- **PROBLEM DETAILS**: The listing below must be repeated word for word, with its images excluded.
<<<<
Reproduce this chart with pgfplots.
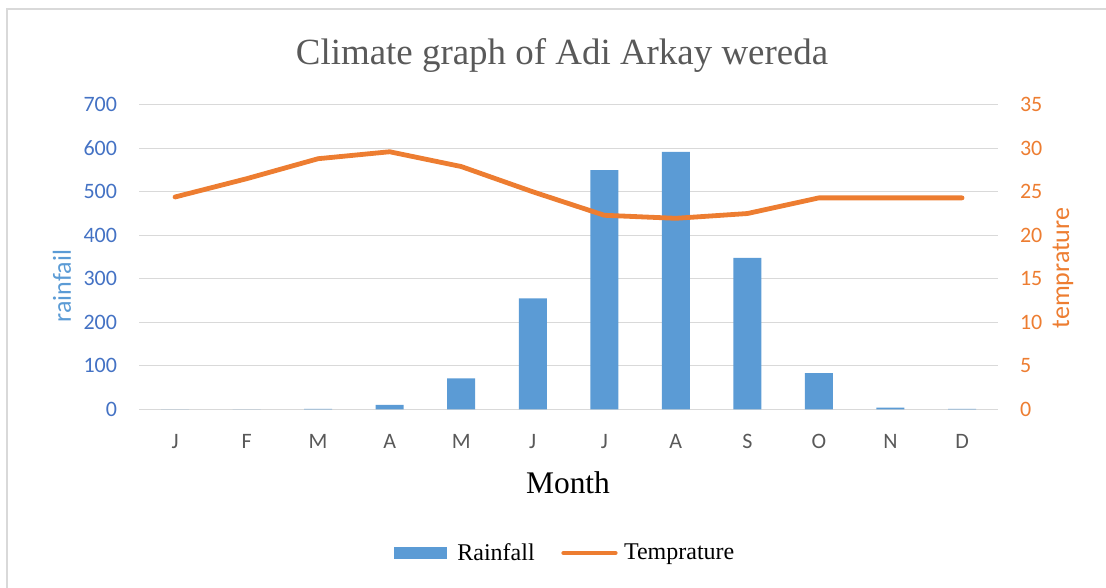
\documentclass[border=0pt]{standalone}
\usepackage{fontspec}
\usepackage{pgfplots}
\pgfplotsset{compat=1.18}
\setmainfont{Liberation Serif}
\newfontfamily\calibri{Carlito}

\definecolor{barblue}{HTML}{5B9BD5}
\definecolor{tickblue}{HTML}{4472C4}
\definecolor{lineorange}{HTML}{ED7D31}
\definecolor{gridgray}{HTML}{D9D9D9}
\definecolor{textgray}{HTML}{595959}

\begin{document}
\begin{tikzpicture}
\useasboundingbox (0,0) rectangle (829.5pt,440.25pt);
% chart frame (left and top edges only visible)
\draw[gridgray, line width=1.5pt] (5.25pt,-5pt) -- (5.25pt,433.5pt) -- (835pt,433.5pt);

% rainfall (left axis)
\begin{axis}[
  scale only axis,
  width=643.9pt, height=228.4pt,
  at={(104.44pt,133.28pt)}, anchor=south west,
  xmin=-0.5, xmax=11.5,
  ymin=0, ymax=700,
  ytick={0,100,...,700},
  xtick={0,...,11},
  xticklabels={J,F,M,A,M,J,J,A,S,O,N,D},
  axis line style={draw=none},
  major tick length=0pt,
  ymajorgrids,
  grid style={draw=gridgray, line width=1pt},
  /pgf/number format/assume math mode=true,
  /pgf/number format/1000 sep={},
  yticklabel style={font=\calibri\fontsize{16.5}{18}\selectfont, text=tickblue,
    anchor=east, inner sep=0pt, xshift=-16.5pt},
  xticklabel style={font=\calibri\fontsize{16.5}{18}\selectfont, text=textgray,
    anchor=center, inner sep=0pt, text height=10.6pt, text depth=0pt, yshift=-24.3pt},
]
\addplot[ybar, bar width=21pt, fill=barblue, draw=none] coordinates {
  (0,0) (1,0) (2,1) (3,10) (4,71) (5,255)
  (6,550) (7,592) (8,348) (9,83) (10,4) (11,1)
};
\end{axis}

% temperature (right axis)
\begin{axis}[
  scale only axis,
  width=643.9pt, height=228.4pt,
  at={(104.44pt,133.28pt)}, anchor=south west,
  xmin=-0.5, xmax=11.5,
  ymin=0, ymax=35,
  ytick={0,5,...,35},
  axis y line*=right,
  hide x axis,
  axis line style={draw=none},
  major tick length=0pt,
  /pgf/number format/assume math mode=true,
  yticklabel style={font=\calibri\fontsize{16.5}{18}\selectfont, text=lineorange,
    anchor=west, inner sep=0pt, xshift=16.5pt},
  legend columns=2,
  legend style={
    at={(0.4948,-0.472)}, anchor=center, draw=none, fill=none,
    font=\fontsize{18}{20}\selectfont,
    nodes={inner sep=0pt},
    /tikz/column 1/.style={column sep=8.25pt},
    /tikz/column 2/.style={column sep=20pt},
    /tikz/column 3/.style={column sep=4.8pt},
  },
]
\addlegendimage{legend image code/.code={
  \fill[barblue] (0pt,-4.1pt) rectangle (39pt,4.1pt);}}
\addlegendentry{Rainfall}
\addplot[lineorange, line width=3.6pt, line join=round, line cap=round,
  legend image code/.code={
    \draw[lineorange, line width=3.6pt, line cap=round] (2.4pt,0pt) -- (41pt,0pt);}]
  coordinates {
  (0,24.4) (1,26.5) (2,28.8) (3,29.6) (4,27.9) (5,25.0)
  (6,22.3) (7,21.95) (8,22.5) (9,24.3) (10,24.3) (11,24.3)
};
\addlegendentry{Temprature}
\end{axis}

% titles and axis names
\node[text=textgray, font=\fontsize{27.7}{30}\selectfont] at (421.5pt,399pt)
  {Climate graph of Adi Arkay wereda};
\node[font=\fontsize{23.6}{26}\selectfont] at (426pt,78pt) {Month};
\node[rotate=90, text=barblue, font=\calibri\fontsize{19.5}{21}\selectfont]
  at (46.5pt,225.75pt) {rainfail};
\node[rotate=90, text=lineorange, font=\calibri\fontsize{19.5}{21}\selectfont]
  at (797.25pt,239.25pt) {temprature};
\end{tikzpicture}
\end{document}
>>>>
- **COMPLETE OUTPUT**:
Reproduce this chart with pgfplots.
\documentclass[border=0pt]{standalone}
\usepackage{fontspec}
\usepackage{pgfplots}
\pgfplotsset{compat=1.18}
\setmainfont{Liberation Serif}
\newfontfamily\calibri{Carlito}

\definecolor{barblue}{HTML}{5B9BD5}
\definecolor{tickblue}{HTML}{4472C4}
\definecolor{lineorange}{HTML}{ED7D31}
\definecolor{gridgray}{HTML}{D9D9D9}
\definecolor{textgray}{HTML}{595959}

\begin{document}
\begin{tikzpicture}
\useasboundingbox (0,0) rectangle (829.5pt,440.25pt);
% chart frame (left and top edges only visible)
\draw[gridgray, line width=1.5pt] (5.25pt,-5pt) -- (5.25pt,433.5pt) -- (835pt,433.5pt);

% rainfall (left axis)
\begin{axis}[
  scale only axis,
  width=643.9pt, height=228.4pt,
  at={(104.44pt,133.28pt)}, anchor=south west,
  xmin=-0.5, xmax=11.5,
  ymin=0, ymax=700,
  ytick={0,100,...,700},
  xtick={0,...,11},
  xticklabels={J,F,M,A,M,J,J,A,S,O,N,D},
  axis line style={draw=none},
  major tick length=0pt,
  ymajorgrids,
  grid style={draw=gridgray, line width=1pt},
  /pgf/number format/assume math mode=true,
  /pgf/number format/1000 sep={},
  yticklabel style={font=\calibri\fontsize{16.5}{18}\selectfont, text=tickblue,
    anchor=east, inner sep=0pt, xshift=-16.5pt},
  xticklabel style={font=\calibri\fontsize{16.5}{18}\selectfont, text=textgray,
    anchor=center, inner sep=0pt, text height=10.6pt, text depth=0pt, yshift=-24.3pt},
]
\addplot[ybar, bar width=21pt, fill=barblue, draw=none] coordinates {
  (0,0) (1,0) (2,1) (3,10) (4,71) (5,255)
  (6,550) (7,592) (8,348) (9,83) (10,4) (11,1)
};
\end{axis}

% temperature (right axis)
\begin{axis}[
  scale only axis,
  width=643.9pt, height=228.4pt,
  at={(104.44pt,133.28pt)}, anchor=south west,
  xmin=-0.5, xmax=11.5,
  ymin=0, ymax=35,
  ytick={0,5,...,35},
  axis y line*=right,
  hide x axis,
  axis line style={draw=none},
  major tick length=0pt,
  /pgf/number format/assume math mode=true,
  yticklabel style={font=\calibri\fontsize{16.5}{18}\selectfont, text=lineorange,
    anchor=west, inner sep=0pt, xshift=16.5pt},
  legend columns=2,
  legend style={
    at={(0.4948,-0.472)}, anchor=center, draw=none, fill=none,
    font=\fontsize{18}{20}\selectfont,
    nodes={inner sep=0pt},
    /tikz/column 1/.style={column sep=8.25pt},
    /tikz/column 2/.style={column sep=20pt},
    /tikz/column 3/.style={column sep=4.8pt},
  },
]
\addlegendimage{legend image code/.code={
  \fill[barblue] (0pt,-4.1pt) rectangle (39pt,4.1pt);}}
\addlegendentry{Rainfall}
\addplot[lineorange, line width=3.6pt, line join=round, line cap=round,
  legend image code/.code={
    \draw[lineorange, line width=3.6pt, line cap=round] (2.4pt,0pt) -- (41pt,0pt);}]
  coordinates {
  (0,24.4) (1,26.5) (2,28.8) (3,29.6) (4,27.9) (5,25.0)
  (6,22.3) (7,21.95) (8,22.5) (9,24.3) (10,24.3) (11,24.3)
};
\addlegendentry{Temprature}
\end{axis}

% titles and axis names
\node[text=textgray, font=\fontsize{27.7}{30}\selectfont] at (421.5pt,399pt)
  {Climate graph of Adi Arkay wereda};
\node[font=\fontsize{23.6}{26}\selectfont] at (426pt,78pt) {Month};
\node[rotate=90, text=barblue, font=\calibri\fontsize{19.5}{21}\selectfont]
  at (46.5pt,225.75pt) {rainfail};
\node[rotate=90, text=lineorange, font=\calibri\fontsize{19.5}{21}\selectfont]
  at (797.25pt,239.25pt) {temprature};
\end{tikzpicture}
\end{document}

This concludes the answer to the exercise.